African ministers fear the same backlash. Prepaid smart meters now being rolled out across cities are one response. They prevent arrears but also expose the poor to disconnections when they cannot pay.

“The power is not free,” said Antonio Manda, Deputy Minister of Minerals and Energy, Mozambique. “Government subsidies hide the real cost, but in the end, someone pays.”

Energy poverty remains Africa’s biggest development gap, yet the ministers’ solutions now rely on industry cross-subsidising households. Industrial PPAs provide the cash flow; pension and insurance funds provide the collateral.

Households come last in the sequence politically visible, but financially invisible. Magombo said: “We are not just powering homes. We are powering factories that will employ those in the homes.”

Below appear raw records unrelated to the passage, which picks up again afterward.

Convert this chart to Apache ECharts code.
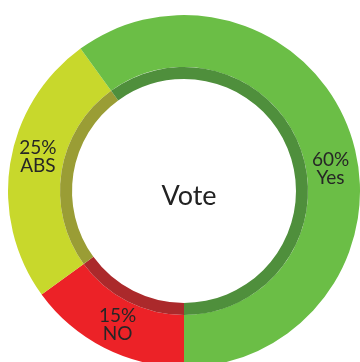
<!DOCTYPE html>
<html>
<head>
<meta charset="utf-8">
<script src="https://cdn.jsdelivr.net/npm/echarts@6/dist/echarts.min.js"></script>
<style>
  html, body { margin: 0; padding: 0; background: #fff; }
  #chart { width: 360px; height: 362px; }
</style>
</head>
<body>
<div id="chart"></div>
<script>
  // data
  const categories = ['NO', 'ABS', 'Yes'];
  const values = [15, 25, 60];
  const colors = ['#ec2227', '#c8d82c', '#6bbe46'];
  const shadeColors = ['#ab292b', '#9a9d35', '#4f8f3c'];
  const centerTitle = 'Vote';

  // label nudges so text sits like the original
  const labelShift = [
    { dx: 3, dy: -2 },
    { dx: 5, dy: -10 },
    { dx: 1, dy: 25 },
  ];

  const chart = echarts.init(document.getElementById('chart'));
  const center = [184, 191];

  const ringData = categories.map((name, i) => ({
    name,
    value: values[i],
    itemStyle: { color: colors[i] },
  }));

  const shadeData = categories.map((name, i) => ({
    name,
    value: values[i],
    itemStyle: { color: shadeColors[i] },
  }));

  chart.setOption({
    animation: false,
    title: {
      text: centerTitle,
      left: center[0],
      top: center[1],
      textAlign: 'center',
      textVerticalAlign: 'middle',
      textStyle: {
        fontFamily: 'Lato',
        fontWeight: 'normal',
        fontSize: 27,
        color: '#222',
      },
    },
    series: [
      {
        type: 'pie',
        center,
        radius: [124, 176],
        startAngle: -90,
        clockwise: true,
        silent: true,
        data: ringData,
        label: {
          show: true,
          position: 'inside',
          formatter: (p) => `${p.value}%\n${p.name}`,
          fontFamily: 'Lato',
          fontSize: 19,
          lineHeight: 18,
          color: '#262626',
        },
        labelLayout: (p) => labelShift[p.dataIndex],
        labelLine: { show: false },
      },
      {
        type: 'pie',
        center,
        radius: [112, 124],
        startAngle: -90,
        clockwise: true,
        silent: true,
        data: shadeData,
        label: { show: false },
        labelLine: { show: false },
      },
    ],
  });
</script>
</body>
</html>
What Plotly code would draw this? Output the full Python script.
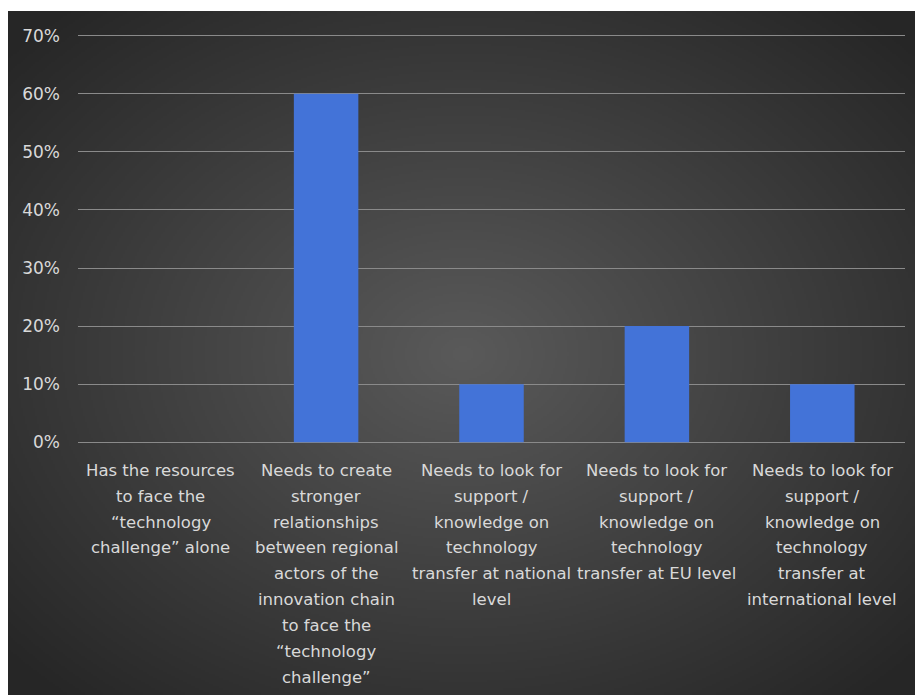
import numpy as np
import zlib, struct, base64
import plotly.graph_objects as go

# ---- data ----
categories = [
    "Has the resources to face the “technology challenge” alone",
    "Needs to create stronger relationships between regional actors of the innovation chain to face the “technology challenge”",
    "Needs to look for support / knowledge on technology transfer at national level",
    "Needs to look for support / knowledge on technology transfer at EU level",
    "Needs to look for support / knowledge on technology transfer at international level",
]
label_lines = [
    ["Has the resources", "to face the", "“technology", "challenge” alone"],
    ["Needs to create", "stronger", "relationships", "between regional", "actors of the",
     "innovation chain", "to face the", "“technology", "challenge”"],
    ["Needs to look for", "support /", "knowledge on", "technology", "transfer at national", "level"],
    ["Needs to look for", "support /", "knowledge on", "technology", "transfer at EU level"],
    ["Needs to look for", "support /", "knowledge on", "technology", "transfer at", "international level"],
]
values = [0.0, 0.60, 0.10, 0.20, 0.10]
y_ticks = [0, 0.1, 0.2, 0.3, 0.4, 0.5, 0.6, 0.7]
y_ticktext = ["0%", "10%", "20%", "30%", "40%", "50%", "60%", "70%"]

# ---- radial gradient background image ----
def make_png(arr):
    h, w, _ = arr.shape
    raw = b"".join(b"\x00" + arr[i].tobytes() for i in range(h))
    def chunk(t, d):
        c = struct.pack(">I", len(d)) + t + d
        return c + struct.pack(">I", zlib.crc32(t + d) & 0xffffffff)
    return (b"\x89PNG\r\n\x1a\n" + chunk(b"IHDR", struct.pack(">IIBBBBB", w, h, 8, 2, 0, 0, 0))
            + chunk(b"IDAT", zlib.compress(raw, 9)) + chunk(b"IEND", b""))

W, H = 454, 342
yy, xx = np.mgrid[0:H, 0:W].astype(float)
cx, cy = W * 0.5, H * 0.5
t = np.sqrt(((xx - cx) / (W * 0.5 * 1.35)) ** 2 + ((yy - cy) / (H * 0.5 * 1.35)) ** 2)
t = np.clip(t, 0, 1)
c0, c1 = 90.0, 38.0
v = (c0 + (c1 - c0) * t).astype(np.uint8)
img = np.stack([v, v, v], axis=-1)
src = "data:image/png;base64," + base64.b64encode(make_png(img)).decode()

# ---- figure ----
ymin, ymax = -0.003, 0.703
FW, FH = 915, 695
px_per = 406 / 0.7
T = int(round(36 - (ymax - 0.7) * px_per))
B = int(round(FH - 442 - (0 - ymin) * px_per))
L, R = 78, 10
pw, ph = FW - L - R, FH - T - B

fig = go.Figure()
fig.add_trace(go.Bar(
    x=categories, y=values,
    marker=dict(color="#4373d8", line=dict(width=0)),
    hoverinfo="skip",
))

annotations = []
for cat, lines in zip(categories, label_lines):
    for k, line in enumerate(lines):
        annotations.append(dict(
            x=cat, xref="x", y=0, yref="y", yanchor="middle", xanchor="center",
            yshift=-28 - k * 25.9, text=line, showarrow=False,
            font=dict(family="DejaVu Sans", size=16.5, color="#d9d9d9"),
        ))

fig.update_layout(
    width=FW, height=FH,
    margin=dict(l=L, r=R, t=T, b=B, pad=0),
    paper_bgcolor="white",
    plot_bgcolor="rgba(0,0,0,0)",
    bargap=0.61,
    showlegend=False,
    annotations=annotations,
    images=[dict(
        source=src, xref="paper", yref="paper",
        x=(8 - L) / pw, y=1 + (T - 11) / ph,
        sizex=(FW - 8) / pw, sizey=(FH - 11) / ph,
        xanchor="left", yanchor="top", sizing="stretch", layer="below",
    )],
    xaxis=dict(showticklabels=False, showgrid=False, zeroline=False, showline=False,
               fixedrange=True),
    yaxis=dict(range=[ymin, ymax], tickvals=y_ticks, ticktext=y_ticktext,
               showgrid=True, gridcolor="#8a8a8a", gridwidth=1, zeroline=False,
               showline=False, ticklabelstandoff=17,
               tickfont=dict(family="DejaVu Sans", size=17, color="#d9d9d9")),
)

fig.write_html("out.html")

Critics argue that approach repeats the colonial pattern exporting raw value chains while communities remain in the dark.

Supporters counter that without industrial revenue, there will be no grid to connect anyone to.

The tension defines Africa’s energy transition today.

Africa holds 30–40 per cent of the world’s critical minerals, lithium, cobalt, titanium and bauxite, essential for solar panels and batteries.

Yet most of its solar hardware and battery storage systems are still imported. Ministers now frame in-continent manufacturing as a political condition for any new deal.

“There will be no global energy transition without Africa,” said Yumkella. “But we want to retain value. We want to be the hub for building batteries and solar panels.”

That ambition comes with a cost.

New industrial energy parks demand reliable power often gas-fired or grid-connected renewables  long before villages see their first electric bulb.